第993話 ■恨みの建造物再び

 統一地方選挙の後半戦もついに終わった。もっとも身近な選挙として、一部では血縁、地縁を巻き込んだ旧態依然の選挙戦が繰り広げられたところもあったことだろう。無投票というのだけは何とかして欲しいなあ。無党派層に迎合して、政党の支持を取り付けずに選挙を戦う候補者が多かったのも今統一地方選挙での特徴の一つと言えよう。それは有権者の政治離れの一過程であり、それに迎合していると全体での平均投票率が50%を切る日がくるのが早まりそうな気がしてならない。

 さて、後半戦の中での注目はやはり滋賀県豊郷町の町長選挙だったろう。リコールにより失職していた前町長がからくも再選を果たした。次点者との票差はわずか55票差。先のリコール投票で勝利していたため、小学校保存を訴える町民側からの対立候補者の方が有利かと思われたが、この陣営が分裂し候補者が2名立候補する形で前町長を勝たせる結果となってしまった。

 選挙戦は反前町長を掲げる前町議と元町長に、前町長が加わり3名の戦いであった。反前町長派の一本化さえできていれば、反前町長派が勝てていた選挙だった。前町長にしてみればまさに漁夫の利である。この元町長というのが曲者である。よほど前回の選挙での敗退が悔しかったか。反前町長の世論を感じて校舎改築問題を舞台にかつての政敵として町民の支持を取り付けようとしたのであろう。

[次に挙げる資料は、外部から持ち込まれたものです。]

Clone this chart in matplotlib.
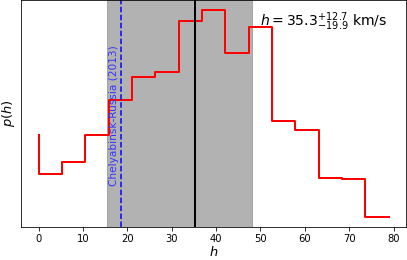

 しかし、そこには大きな誤算があった。元町長の獲得した票数は当選者のわずか8分の1程度でしかない。当選するには足りないが、それでも当選を邪魔するには十分な票数だった。結局のところ、かの有名校舎は政争のための道具に使われたに過ぎない。校舎改築の是非ではなく、反前町長として結束し、前町長を葬り去るためのシンボルとして利用しただけではなかったのか。そして最後は分裂、こんな選挙結果。

 一連の動きを振り返ってみる。得をしたのは誰か?。強いていえば再選を果たした町長だろうが、この間失職したりとその苦労を考えると得をしたは言い難い。では損をしたのは誰か?。一番は反前町長派に担ぎ出されて選挙に負けた前町議だろう。立候補に際して、町議の座を捨てている。校長や教育長のみならず、更なる不幸を招いた、まさに恨みの建造物。